Header Handling in CSV file

By default, the csv file is presumed to have a header and is excluded from the preprocessing. If the file does not contain a header, then use the -n option to specify no header.

# CSV file has no header
java -jar nlp.jar -n mydata.csv

Specifying columns to preprocess as narrative fields

Only the columns specified will be preprocessed. The remaining columns will be outputted in the original (unprocessed) form. Columns are specified with the -c option, starting at index 0.

# Columns 1 and 2 are narrative fields
java -jar nlp.jar -c 1,2 mydata.csv

Specifying Stop Words

By default, no stop words are removed. Stop word removal is specified with the -S option. The arguments to this option are:

p	# Porter List (includes a,d,c,r,P,q)
a	# Articles
d	# Demonstratives
c	# Conjunctions
r	# Prepositions
P	# Pronouns
q	# Question words (e.g., where, what)
n 	# Numbers (digit and text)
Q	# Quantifiers (e.g., big, large)

Multiple arguments may be specified by separating them by commas.

# Set stop words to Porter List and Numbers
java -jar nlp.jar -c 1 -S p,n mydata.csv

In the case of the Porter stop words, one can exclude groupings, such as conjunctions, by proceeding the corresponding argument with a not sign (!).

# Set stop words to Porter List, except for conjunctions
java -jar nlp.jar -c 1 -S p,!c mydata.csv

The stop word removal process will also expand common single word abbreviations to their full word form.

Including (and Excluding) Additional Stop Words

Additional stop words (beyond -S groupings) are added using the -e option, or excluded (i.e., keep) with the -k option.

# Add cat and dog to the stop word list
java -jar nlp.jar -c 1 -S p -e "cat,dog" mydata.csv

# Remove here and far from the stop word list
java -jar nlp.jar -c 1 -S p -k "here,far" mydata.csv

Stemming

Stemming of words (removing word endings) is enabled with the -s option. When specified, each word is converted into its root stem, according to grammatical syntax rules. For example, reading and reads are both converted to read. For words whose endings are exceptions to the rule, the stemmed root may differ from the actual word root. For example, thieves becomes thiefe, and recover becomes recov.

# Stem (remove word endings)
java -jar nlp.jar -c 1 -S p -s mydata.csv

Lemmatization

Lemmatization is an extension of stemming, which attempts to fix stemmed words that do not match the actual word root. This lemmatization has a builtin dictionary which can detect and fix common miss-stemmed words.

# Lemma (remove word endings and replace with actual root)
java -jar nlp.jar -c 1 -S p -l mydata.csv

Word Reduction

Word reduction is reducing words that are related to a single common word. For example, man, men, male, guy and boy are reduced to the word male, and brother, sister are reduced to sibling. Word reduction is specified with the -r option.

# Word reduction
java -jar nlp.jar -c 1 -S p -l -r mydata.csv

Outputting without Frequency

By default, the narrative fields are replaced with a bag of words, represented as a comma separated list, in the order that they appeared the narrative. If a word appears multiple times in the narrative, it will appear multiple times in the bag of words.
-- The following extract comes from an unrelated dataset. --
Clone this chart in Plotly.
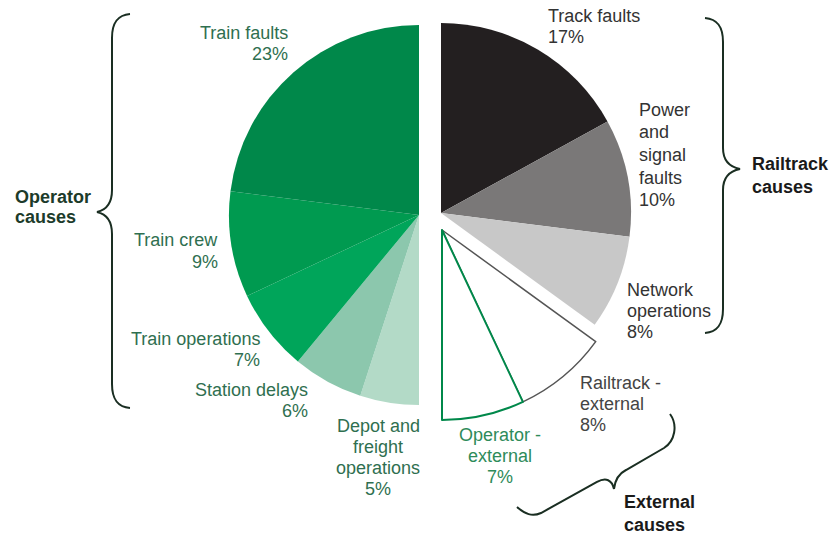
import plotly.graph_objects as go

W, H = 831, 536

# data (percent of delay minutes), clockwise from 12 o'clock
railtrack_causes = ["Track faults", "Power and signal faults", "Network operations"]
railtrack_values = [17, 10, 8]
external_causes = ["Railtrack - external", "Operator - external"]
external_values = [8, 7]
operator_causes = ["Depot and freight operations", "Station delays",
                   "Train operations", "Train crew", "Train faults"]
operator_values = [5, 6, 7, 9, 23]

railtrack_colors = ["#231f20", "#7a7878", "#c8c8c8"]
external_colors = ["#ffffff", "#ffffff"]
external_lines = ["#555555", "#00884a"]
operator_colors = ["#b3dac7", "#8cc7ad", "#00a55a", "#009a50", "#00884a"]

CLEAR = "rgba(0,0,0,0)"


def domain(cx, cy, r):
    return dict(x=[(cx - r) / W, (cx + r) / W],
                y=[1 - (cy + r) / H, 1 - (cy - r) / H])


def px(x):
    return x / W


def py(y):
    return 1 - y / H


n_rail = sum(railtrack_values)
n_ext = sum(external_values)

fig = go.Figure()

# railtrack group
fig.add_trace(go.Pie(
    labels=railtrack_causes + ["_rest"],
    values=railtrack_values + [100 - n_rail],
    marker=dict(colors=railtrack_colors + [CLEAR], line=dict(width=0)),
    domain=domain(441, 213, 190),
))

# operator group
fig.add_trace(go.Pie(
    labels=["_rest"] + operator_causes,
    values=[100 - sum(operator_values)] + operator_values,
    marker=dict(colors=[CLEAR] + operator_colors, line=dict(width=0)),
    domain=domain(419, 215, 190),
))

# external group
fig.add_trace(go.Pie(
    labels=["_rest1"] + external_causes + ["_rest2"],
    values=[n_rail] + external_values + [100 - n_rail - n_ext],
    marker=dict(colors=[CLEAR] + external_colors + [CLEAR],
                line=dict(color=[CLEAR] + external_lines + [CLEAR],
                          width=[0, 1.5, 2, 0])),
    domain=domain(442, 230, 190),
))

fig.update_traces(sort=False, direction="clockwise", rotation=0,
                  textinfo="none", hoverinfo="skip", showlegend=False)

GREEN_TXT = "#2f6f50"
GREY_TXT = "#333333"
annotations = []


def label(lines, x, y0, dy, anchor, color, size=18, bold=False):
    for i, t in enumerate(lines):
        annotations.append(dict(
            x=px(x), y=py(y0 + i * dy), xref="paper", yref="paper",
            text="<b>%s</b>" % t if bold else t, showarrow=False,
            xanchor=anchor, yanchor="middle", align=anchor,
            font=dict(size=size, color=color,
                      family="Liberation Sans, Arial, sans-serif"),
        ))


label(["Train faults", "23%"], 290, 33, 21, "right", GREEN_TXT)
label(["Train crew", "9%"], 220, 240, 22, "right", GREEN_TXT)
label(["Train operations", "7%"], 262, 339, 21, "right", GREEN_TXT)
label(["Station delays", "6%"], 310, 390, 21, "right", GREEN_TXT)
label(["Depot and", "freight", "operations", "5%"], 378, 426, 21, "center", GREEN_TXT)
label(["Track faults", "17%"], 546, 16, 21, "left", GREY_TXT)
label(["Power", "and", "signal", "faults", "10%"], 637, 110, 22.5, "left", GREY_TXT)
label(["Network", "operations", "8%"], 625, 290, 21, "left", GREY_TXT)
label(["Railtrack -", "external", "8%"], 578, 383, 21, "left", "#444444")
label(["Operator -", "external", "7%"], 500, 435, 21, "center", "#2e8b5a")
label(["Operator", "causes"], 13, 197, 20, "left", "#1c3b2a", bold=True)
label(["Railtrack", "causes"], 750, 164, 23, "left", "#1a1a1a", bold=True)
label(["External", "causes"], 622, 502, 23, "left", "#1a1a1a", bold=True)


def path(pts):
    # pts: list of ("M"/"L"/"C", [x, y, ...]) in pixels
    out = []
    for cmd, xy in pts:
        coords = " ".join("%.5f,%.5f" % (px(xy[i]), py(xy[i + 1]))
                          for i in range(0, len(xy), 2))
        out.append(cmd + " " + coords)
    return " ".join(out)


braces = [
    [("M", [130, 14]), ("C", [118, 15, 112, 22, 112, 38]), ("L", [112, 190]),
     ("C", [112, 204, 106, 210, 97, 212]), ("C", [106, 214, 112, 220, 112, 234]),
     ("L", [112, 384]), ("C", [112, 400, 118, 407, 130, 408])],
    [("M", [705, 18]), ("C", [717, 19, 723, 26, 723, 42]), ("L", [723, 148]),
     ("C", [723, 161, 730, 167, 740, 169]), ("C", [730, 171, 723, 177, 723, 190]),
     ("L", [723, 309]), ("C", [723, 325, 717, 332, 705, 333])],
    [("M", [517, 507]), ("C", [525, 514, 532, 517, 541, 513]), ("L", [597, 482]),
     ("C", [606, 477, 612, 480, 614, 489]), ("C", [615, 480, 618, 474, 626, 470]),
     ("L", [664, 448]), ("C", [675, 441, 678, 425, 670, 414])],
]
shapes = [dict(type="path", xref="paper", yref="paper", path=path(b),
               line=dict(color="#1a2e22", width=2)) for b in braces]

fig.update_layout(
    width=W, height=H,
    margin=dict(l=0, r=0, t=0, b=0),
    paper_bgcolor="white", plot_bgcolor="white",
    annotations=annotations, shapes=shapes,
)

# drop the page's default body margin so the figure sits at the window corner
fig.write_html("out.html", config={"displayModeBar": False},
               post_script="document.body.style.margin='0';"
                           "document.body.style.overflow='hidden';")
For example, the sentence:

The quick brown fox jumped over the fence.

Will get replaced with (-Sp -l):

brown,fox,jump,fence

Outputting Frequency Counts

You can output word frequency counts (sorted) only with the -F option; no preprocessed CSV file is generated. Each unique word in the dataset will be displayed with the number of times it occurs, the word percentage (total times it appears / total unique words), and the document percentage (total times it appears in a narrative field / total number of processed narrative fields).

dog:5,0.2,0.125
cat:4,0.15,0.12

Outputting with Frequency

The bag of words outputting can be further augmented with the frequency count with the -f option. The argument 'w' will append word percentage, and the argument 'd' will append the document percentage.

# Add word percentage to bag of word outputs
java -jar nlp.jar -c 1 -S p -l -r -F w mydata.csv

1,"brown:0.10,fox:0.005,jump:0.003,fence:0.006"

Note, when used this option, the dataset is processed twice (doubling the time), once to obtain the word frequency counts and a second pass to generate the preprocessed CSV file with the corresponding bag of words and frequency counts.